For decades upon decades, the peanut was king in the United States. Native to the Americas, this legume’s reign started in the 1930s, thanks in part to its high oil and sugar content and inexpensive production. Even though the peanut is a legume and not a tree nut, for more than 80 years it has ruled over the likes of walnuts, cashews and other nuts in the marketplace. But all of a sudden, around 2012, a challenger sprung up out of nowhere: the almond.
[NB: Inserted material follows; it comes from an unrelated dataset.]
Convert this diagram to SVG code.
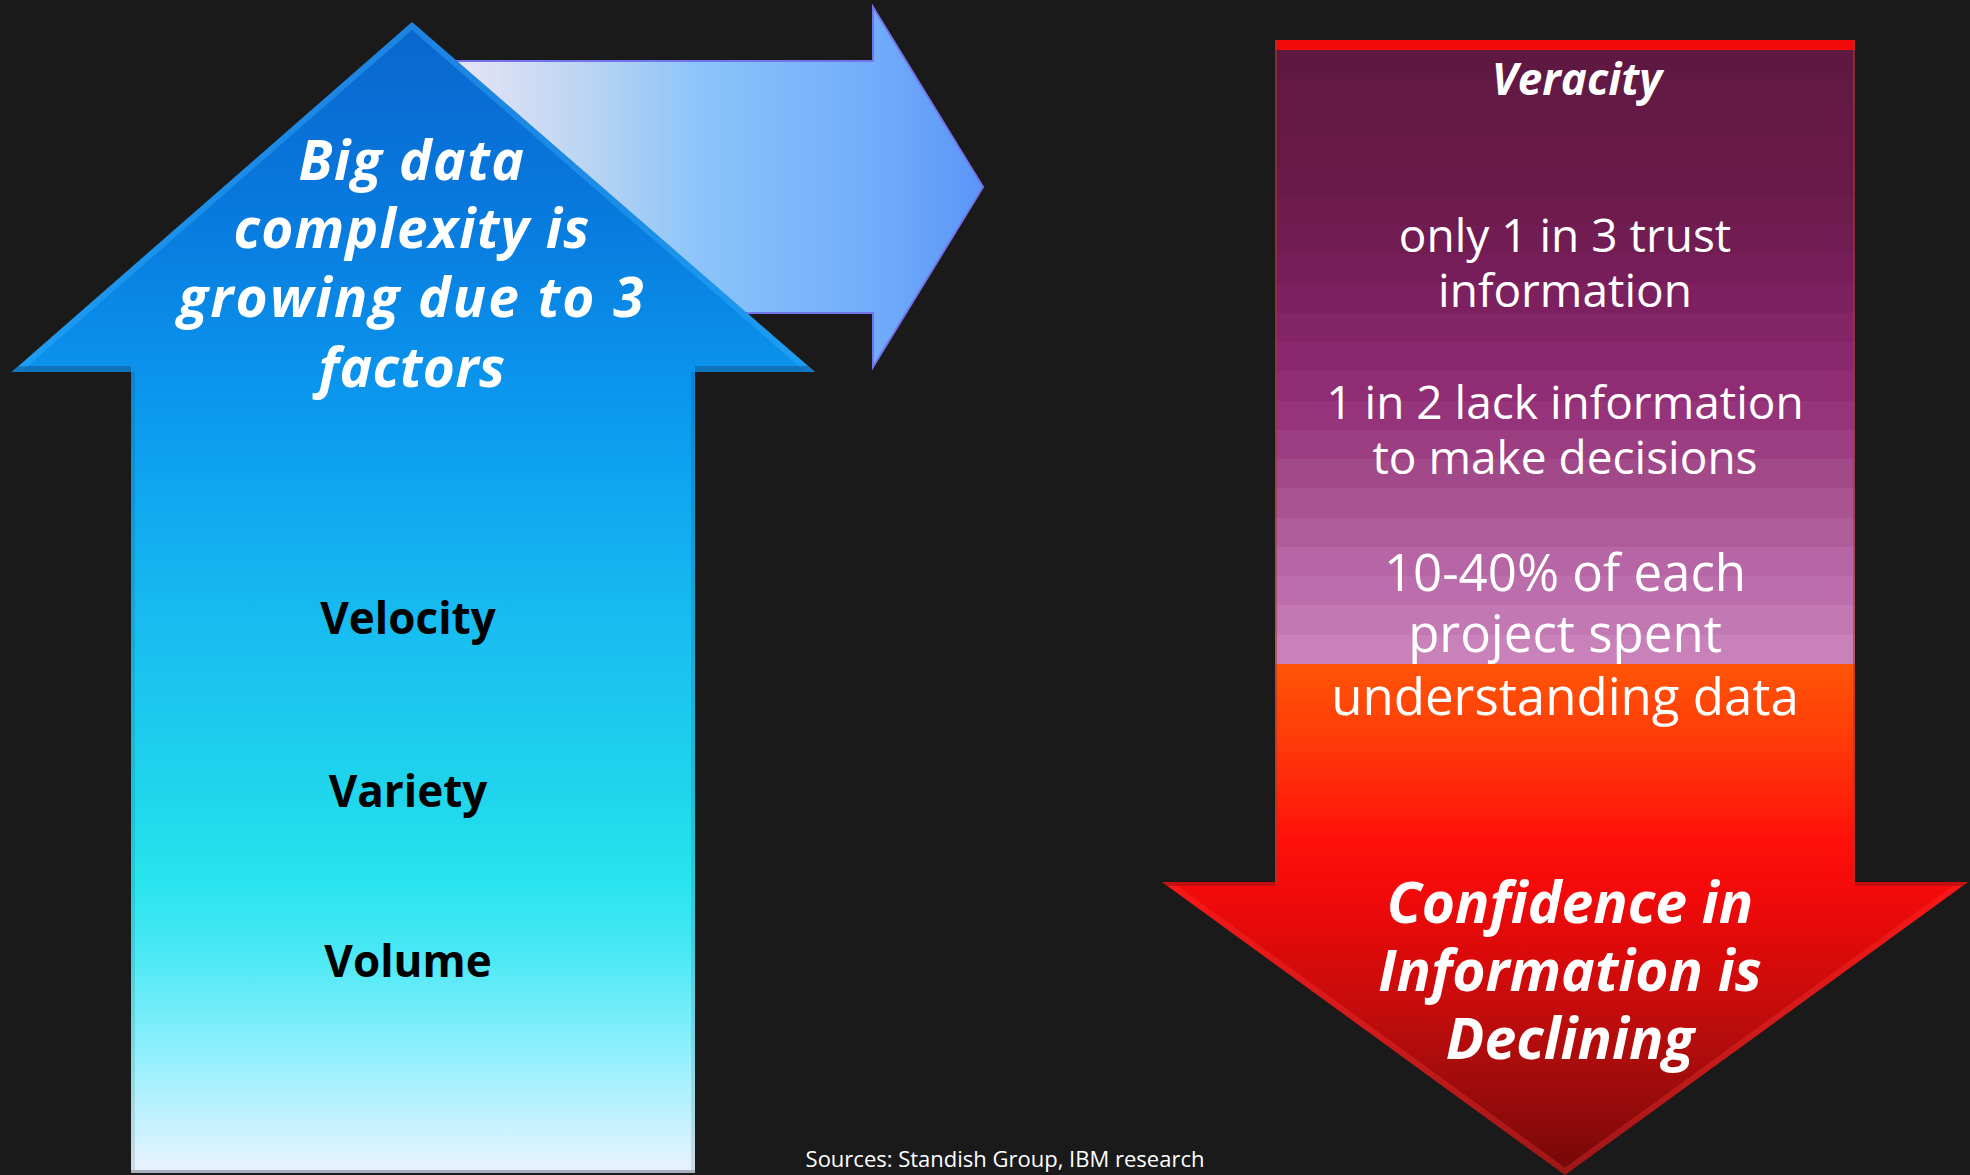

Almonds, grown mostly in California if they’re not imported, passed the peanut in popularity just a few years ago, rocketing on the strength of their delicious flavor, purported health benefits, and, perhaps most importantly, a liquid made from water mixed with pulverized almond meal known as almond milk. In an interview with Food Navigator USA, the president of the National Peanut Board let slip that peanut growers and processors might have something that could compete: Peanut milk. With a certain caginess, he said: “We can’t comment on specific company activities with peanut milk, but a concept has been developed.”
The peanut milk that’s in the works, says the NPB president, attempts to achieve the same sort of function that almond milk has as a replacement for cow’s milk. That means no strong peanutty flavor and a creamy texture to replicate the emulsion of fats and sugars in regular milk.
There are some precedents for peanut milk. In the Caribbean, especially Trinidad and Tobago, a drink called “peanut punch,” a sort of more liquid-y milkshake made of peanut butter with milk and sugar, is very popular. Homemade peanut milk is an option for those seeking an alternative nut milk and don’t want to wait for the commercial product.
This is a huge sector; alternative milks net more than $1.6 billion this past year, and with California’s desperate drought, perhaps we’ll need to look outside the almond (and, to a lesser extent, the cashew) for nut-based milks. Could peanut milk be the next big trend?